Experts are extremely excited with their result and they recommended that this drug should further be evaluated in animal models and human clinical trials but since Boceprevir is an FDA-approved, the dose, toxicity, formulation, and pharmacokinetics properties are already known, which will greatly speed up the design of follow-up studies thus expediting the process of bringing new drugs to patients who desperately need them.

Dr Njoroge believes this is very important as several other drugs are currently being evaluated in clinical trials.

A polymerase antiviral inhibitor, Remdesivir, a drug by the company Gilea, initially invented for treatment of Ebola, although without much success, and hydroxychloroquine, are two drugs that are in the fore front of these investigations.

In the vaccine arena, Moderna, a company in Boston US, is utilising its messenger RNA-therapy platform to discover potential candidate in this endeavour.

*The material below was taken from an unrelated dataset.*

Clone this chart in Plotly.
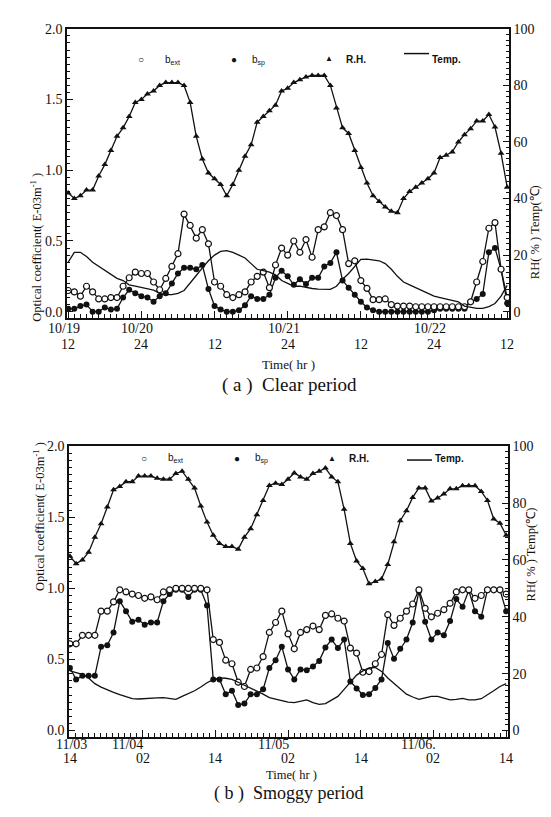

“I am requesting the World Health Organisation (WHO) to review the available data and determine whether this drug could be added to the list of candidates that are undergoing clinical trials as a single agent or in combination with other antiviral inhibitors such as Remdesivir.

The trials could be done either in US or here in Kenya,” he says.

“Now that preliminary results demonstrate that Boceprevir is a potent inhibitor of the deadly Covid-19, the next step is to determine its utility in the treatment of this life-threatening disease by undertaking rigorous double blind randomised controlled clinical trials.

“This kind of clinical trial will unambiguously determine whether this drug, as single or combined agent, is effective in treating Covid-19 disease in patients. This will go well with the current paradigm where scientists are testing older drugs for new indications – a function dubbed as drug repurposing.”

Boceprevir was the first protease inhibitor to be approved by FDA for treatment of Hepatitis C, a rather deadly disease that infected about 180 million people worldwide.

“My team worked diligently to understand the way the virus invaded and ultimately replicated in its human host cells. Hepatitis C, a positively single stranded RNA virus just like Covid-19, was very elusive and its target protease had barely available sites prone to scientific interceptions.”

He discloses that it took 15 years for the team to carry out this rather complex research work that eventually led to discovery of Boceprevir.

“To get to this candidate, my group interrogated more than 5,000 other molecules that never met the required properties that were needed for the drug to be effective and safe in human beings. We achieved our goal by a drug that was effective in treating the deadly Hepatitis C virus.  Data was presented to the FDA advisory committee that had to make decision on whether a drug was to be approved or not and with a vote of 18-0, the drug was approved by FDA.  On July 18, the European commission took a similar action and approved Boceprevir.”

Asked how he felt about the journey to that major discovery, “Dr Njoroge says: “Discovering a drug is not rocket science, it is more complicated.”

The Kenyan expert and his team were inducted into the coveted “Hall of Fame” as 2012 Heroes of Chemistry by the prestigious American Chemical Society.